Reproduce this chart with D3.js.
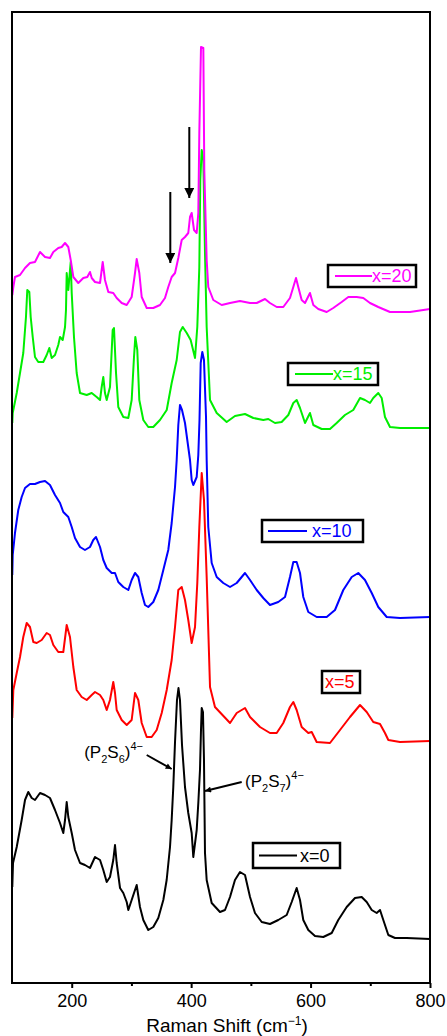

--------------------

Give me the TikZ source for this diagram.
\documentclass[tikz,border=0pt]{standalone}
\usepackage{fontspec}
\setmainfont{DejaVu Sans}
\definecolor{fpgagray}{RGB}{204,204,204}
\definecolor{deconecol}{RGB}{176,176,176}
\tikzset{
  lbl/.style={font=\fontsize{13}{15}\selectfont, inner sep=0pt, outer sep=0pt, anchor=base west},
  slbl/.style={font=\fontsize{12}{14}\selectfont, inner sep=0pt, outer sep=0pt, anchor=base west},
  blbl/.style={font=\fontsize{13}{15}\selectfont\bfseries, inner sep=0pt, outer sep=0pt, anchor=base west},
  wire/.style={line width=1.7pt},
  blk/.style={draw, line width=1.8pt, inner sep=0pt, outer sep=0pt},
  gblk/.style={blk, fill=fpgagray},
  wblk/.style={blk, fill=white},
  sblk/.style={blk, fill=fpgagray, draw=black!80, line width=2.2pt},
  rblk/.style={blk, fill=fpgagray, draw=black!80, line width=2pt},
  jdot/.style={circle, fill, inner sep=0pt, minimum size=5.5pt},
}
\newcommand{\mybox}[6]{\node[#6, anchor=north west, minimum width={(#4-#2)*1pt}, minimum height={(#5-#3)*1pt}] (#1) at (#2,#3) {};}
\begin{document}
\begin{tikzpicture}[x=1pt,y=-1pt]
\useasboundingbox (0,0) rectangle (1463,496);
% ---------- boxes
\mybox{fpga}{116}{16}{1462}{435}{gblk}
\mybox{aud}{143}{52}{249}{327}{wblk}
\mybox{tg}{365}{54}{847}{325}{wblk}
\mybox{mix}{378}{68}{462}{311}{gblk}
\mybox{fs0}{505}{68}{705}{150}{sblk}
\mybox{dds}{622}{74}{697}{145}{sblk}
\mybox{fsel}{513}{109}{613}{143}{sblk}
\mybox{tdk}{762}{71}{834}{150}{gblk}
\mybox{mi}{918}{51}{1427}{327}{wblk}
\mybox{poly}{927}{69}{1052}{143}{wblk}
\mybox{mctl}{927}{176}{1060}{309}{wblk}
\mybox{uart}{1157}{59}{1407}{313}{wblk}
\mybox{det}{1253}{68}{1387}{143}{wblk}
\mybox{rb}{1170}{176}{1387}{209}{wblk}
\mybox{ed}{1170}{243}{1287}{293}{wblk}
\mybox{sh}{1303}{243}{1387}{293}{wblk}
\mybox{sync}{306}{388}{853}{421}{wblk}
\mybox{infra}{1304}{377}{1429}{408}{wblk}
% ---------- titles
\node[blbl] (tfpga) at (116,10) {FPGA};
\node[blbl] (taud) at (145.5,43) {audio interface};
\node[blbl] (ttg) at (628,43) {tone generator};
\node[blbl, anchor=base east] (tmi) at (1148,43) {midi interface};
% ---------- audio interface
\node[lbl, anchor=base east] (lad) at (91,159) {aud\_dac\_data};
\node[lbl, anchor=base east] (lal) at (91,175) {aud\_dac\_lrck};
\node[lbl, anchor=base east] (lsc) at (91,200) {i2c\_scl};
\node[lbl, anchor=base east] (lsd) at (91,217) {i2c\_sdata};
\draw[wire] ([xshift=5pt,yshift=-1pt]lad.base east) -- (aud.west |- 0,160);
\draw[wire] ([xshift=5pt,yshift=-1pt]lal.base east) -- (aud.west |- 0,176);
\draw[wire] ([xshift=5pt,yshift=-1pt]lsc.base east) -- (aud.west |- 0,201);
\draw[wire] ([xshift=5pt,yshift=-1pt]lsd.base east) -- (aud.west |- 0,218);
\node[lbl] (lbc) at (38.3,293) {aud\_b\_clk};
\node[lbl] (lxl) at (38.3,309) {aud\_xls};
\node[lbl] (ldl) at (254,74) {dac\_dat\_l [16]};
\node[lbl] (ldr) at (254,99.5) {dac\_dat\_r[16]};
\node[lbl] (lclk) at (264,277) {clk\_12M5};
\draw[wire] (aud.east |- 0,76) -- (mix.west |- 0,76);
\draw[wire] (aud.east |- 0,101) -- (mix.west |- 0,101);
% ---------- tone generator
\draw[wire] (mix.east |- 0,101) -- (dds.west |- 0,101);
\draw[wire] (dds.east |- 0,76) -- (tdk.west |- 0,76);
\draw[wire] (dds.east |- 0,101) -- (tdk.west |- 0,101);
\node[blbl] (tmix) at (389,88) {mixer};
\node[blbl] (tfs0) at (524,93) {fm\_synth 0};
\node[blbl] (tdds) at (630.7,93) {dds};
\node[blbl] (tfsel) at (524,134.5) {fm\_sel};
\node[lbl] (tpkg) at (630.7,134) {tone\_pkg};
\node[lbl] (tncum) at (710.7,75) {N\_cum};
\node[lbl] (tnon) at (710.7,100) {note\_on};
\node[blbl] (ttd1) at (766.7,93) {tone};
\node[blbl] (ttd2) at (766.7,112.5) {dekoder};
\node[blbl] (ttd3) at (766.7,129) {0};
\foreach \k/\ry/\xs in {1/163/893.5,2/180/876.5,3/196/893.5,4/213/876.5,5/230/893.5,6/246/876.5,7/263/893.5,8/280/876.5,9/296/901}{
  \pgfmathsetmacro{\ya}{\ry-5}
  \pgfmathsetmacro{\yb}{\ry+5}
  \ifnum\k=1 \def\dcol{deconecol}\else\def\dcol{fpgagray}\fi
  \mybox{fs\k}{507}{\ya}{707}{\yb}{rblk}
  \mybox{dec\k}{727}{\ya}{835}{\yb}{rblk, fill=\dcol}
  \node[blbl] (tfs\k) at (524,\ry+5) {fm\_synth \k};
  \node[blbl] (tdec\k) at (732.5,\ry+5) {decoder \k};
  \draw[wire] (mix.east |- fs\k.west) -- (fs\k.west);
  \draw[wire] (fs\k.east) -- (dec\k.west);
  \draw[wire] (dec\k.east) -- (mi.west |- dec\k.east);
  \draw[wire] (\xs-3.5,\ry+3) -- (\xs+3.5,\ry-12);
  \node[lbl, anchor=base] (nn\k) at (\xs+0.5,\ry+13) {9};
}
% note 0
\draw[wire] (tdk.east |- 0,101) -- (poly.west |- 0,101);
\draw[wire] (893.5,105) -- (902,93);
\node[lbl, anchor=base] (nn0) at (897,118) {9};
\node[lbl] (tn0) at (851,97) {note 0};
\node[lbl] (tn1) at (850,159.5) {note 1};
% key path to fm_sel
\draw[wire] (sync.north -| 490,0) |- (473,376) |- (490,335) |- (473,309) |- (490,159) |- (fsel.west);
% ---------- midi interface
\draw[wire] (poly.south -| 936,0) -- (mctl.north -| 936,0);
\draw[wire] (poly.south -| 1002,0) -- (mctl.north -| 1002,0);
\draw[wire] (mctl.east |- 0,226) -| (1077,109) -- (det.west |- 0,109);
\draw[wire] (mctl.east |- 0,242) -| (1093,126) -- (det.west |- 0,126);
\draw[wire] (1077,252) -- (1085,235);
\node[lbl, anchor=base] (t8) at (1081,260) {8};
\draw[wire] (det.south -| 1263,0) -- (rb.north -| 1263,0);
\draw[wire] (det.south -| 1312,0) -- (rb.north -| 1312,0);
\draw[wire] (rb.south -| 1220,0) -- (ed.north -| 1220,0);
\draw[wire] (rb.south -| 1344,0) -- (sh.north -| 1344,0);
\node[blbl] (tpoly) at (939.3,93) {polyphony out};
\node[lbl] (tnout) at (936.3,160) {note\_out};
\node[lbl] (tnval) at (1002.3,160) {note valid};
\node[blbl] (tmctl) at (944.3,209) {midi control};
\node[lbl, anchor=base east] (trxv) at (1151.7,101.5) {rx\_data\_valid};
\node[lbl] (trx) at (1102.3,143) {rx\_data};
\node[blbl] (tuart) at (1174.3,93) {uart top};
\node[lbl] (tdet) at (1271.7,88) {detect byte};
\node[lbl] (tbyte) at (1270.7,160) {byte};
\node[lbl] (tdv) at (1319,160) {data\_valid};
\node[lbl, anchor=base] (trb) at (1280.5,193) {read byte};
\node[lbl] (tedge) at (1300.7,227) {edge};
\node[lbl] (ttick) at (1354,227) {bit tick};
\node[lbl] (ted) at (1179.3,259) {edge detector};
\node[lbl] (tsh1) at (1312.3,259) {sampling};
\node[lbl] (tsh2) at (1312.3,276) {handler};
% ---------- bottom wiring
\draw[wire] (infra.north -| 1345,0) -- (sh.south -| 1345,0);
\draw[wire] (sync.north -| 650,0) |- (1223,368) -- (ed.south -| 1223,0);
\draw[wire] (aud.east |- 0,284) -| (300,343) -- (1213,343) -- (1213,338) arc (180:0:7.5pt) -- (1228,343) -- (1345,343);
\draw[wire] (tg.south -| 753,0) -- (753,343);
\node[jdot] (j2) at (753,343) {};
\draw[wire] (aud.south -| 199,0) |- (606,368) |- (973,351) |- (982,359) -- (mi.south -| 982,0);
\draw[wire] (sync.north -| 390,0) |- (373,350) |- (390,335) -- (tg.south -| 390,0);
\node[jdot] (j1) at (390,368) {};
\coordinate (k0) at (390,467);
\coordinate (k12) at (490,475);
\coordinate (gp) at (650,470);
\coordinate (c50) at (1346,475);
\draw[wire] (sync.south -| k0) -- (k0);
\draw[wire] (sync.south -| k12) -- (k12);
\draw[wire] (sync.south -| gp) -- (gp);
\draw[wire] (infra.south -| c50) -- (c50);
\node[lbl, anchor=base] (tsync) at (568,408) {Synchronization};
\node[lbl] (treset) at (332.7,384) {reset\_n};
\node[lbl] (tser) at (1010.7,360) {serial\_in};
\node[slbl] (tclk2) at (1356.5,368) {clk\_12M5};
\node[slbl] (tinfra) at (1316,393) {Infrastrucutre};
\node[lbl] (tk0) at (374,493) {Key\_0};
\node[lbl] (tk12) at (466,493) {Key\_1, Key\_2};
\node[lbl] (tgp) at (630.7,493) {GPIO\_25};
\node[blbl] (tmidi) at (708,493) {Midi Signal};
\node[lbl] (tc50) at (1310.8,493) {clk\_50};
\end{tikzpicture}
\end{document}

--------------------

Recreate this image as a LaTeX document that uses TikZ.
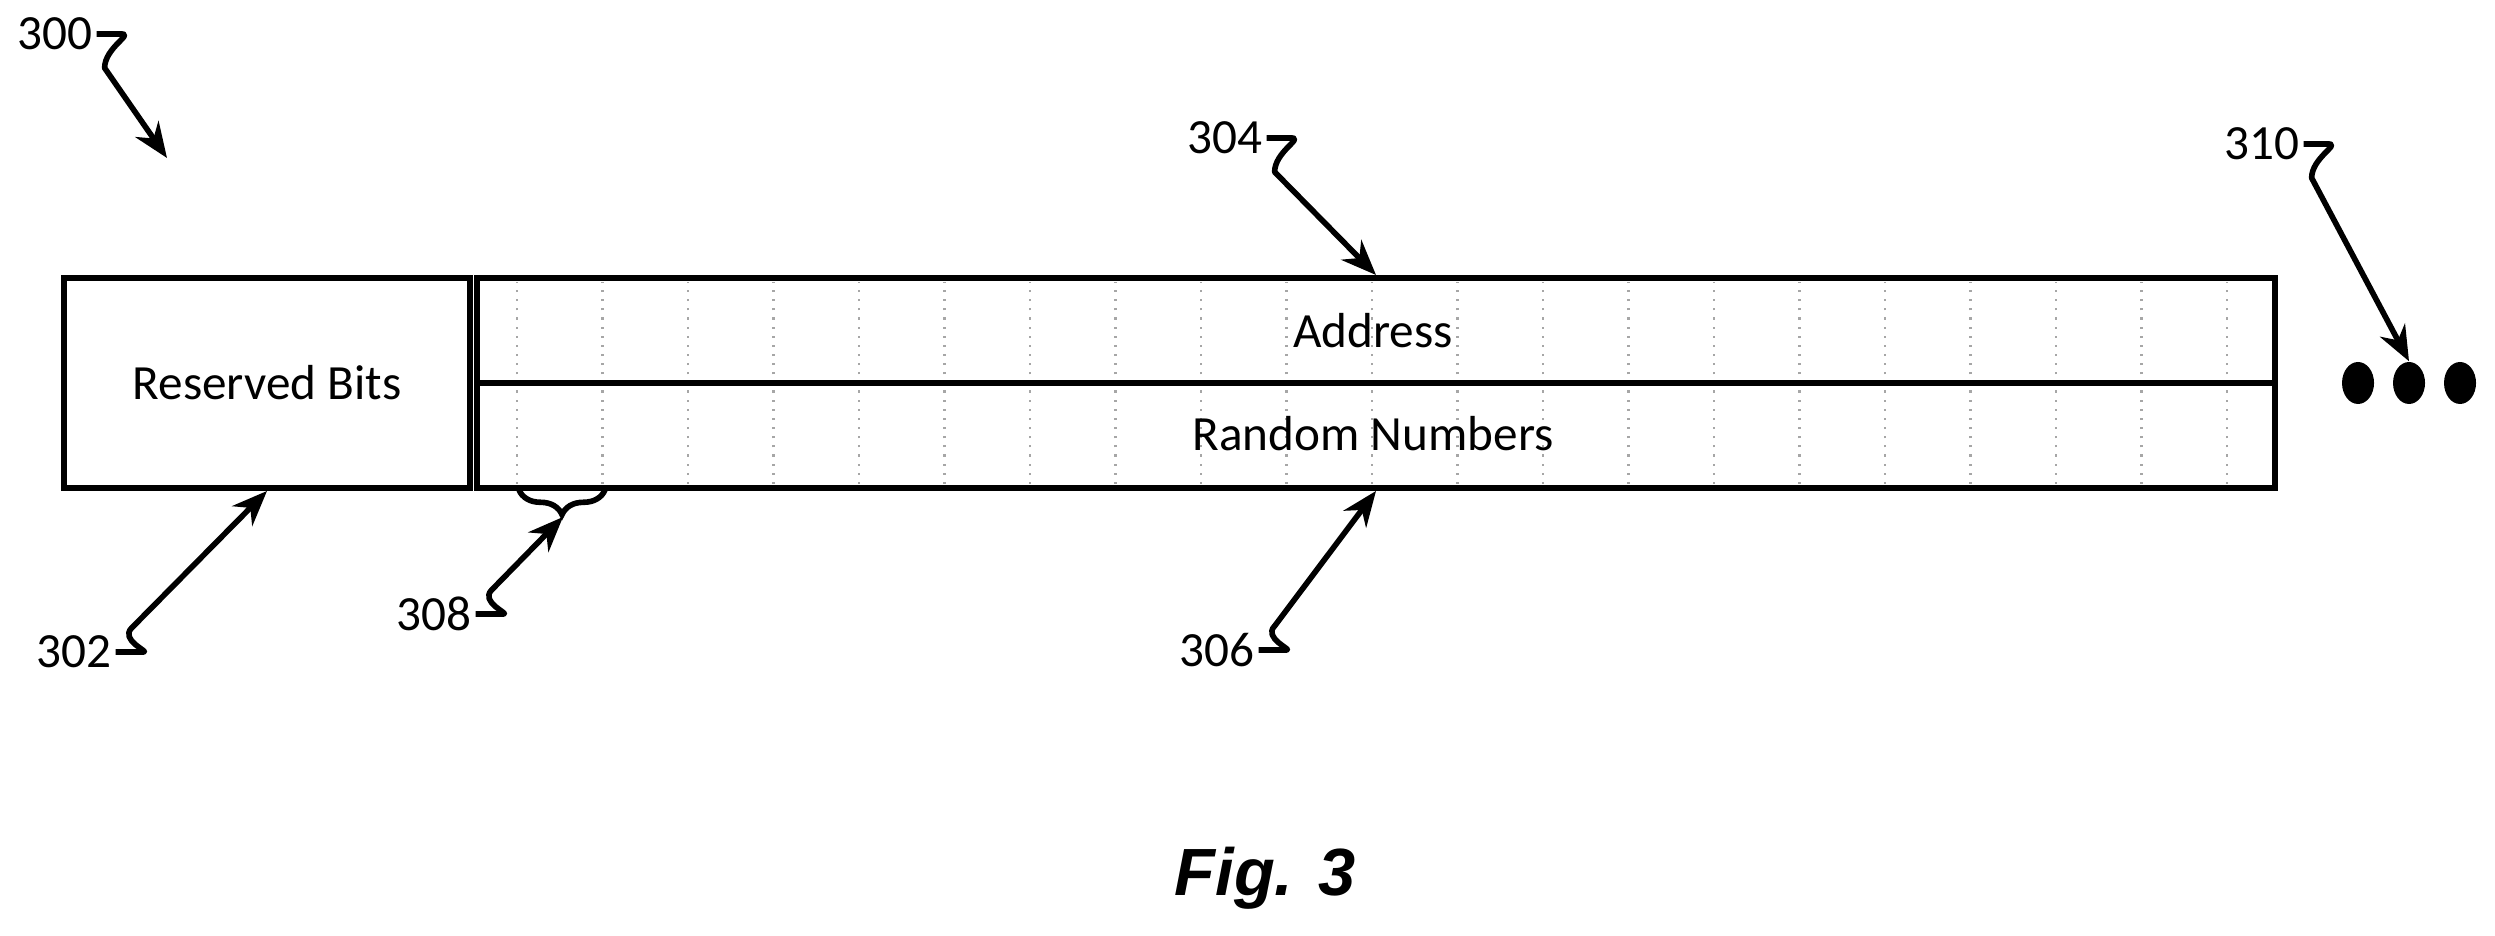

--------------------

The request: Each line that contains the string "this" counts once; say how many there are and nothing else.

Solution: 3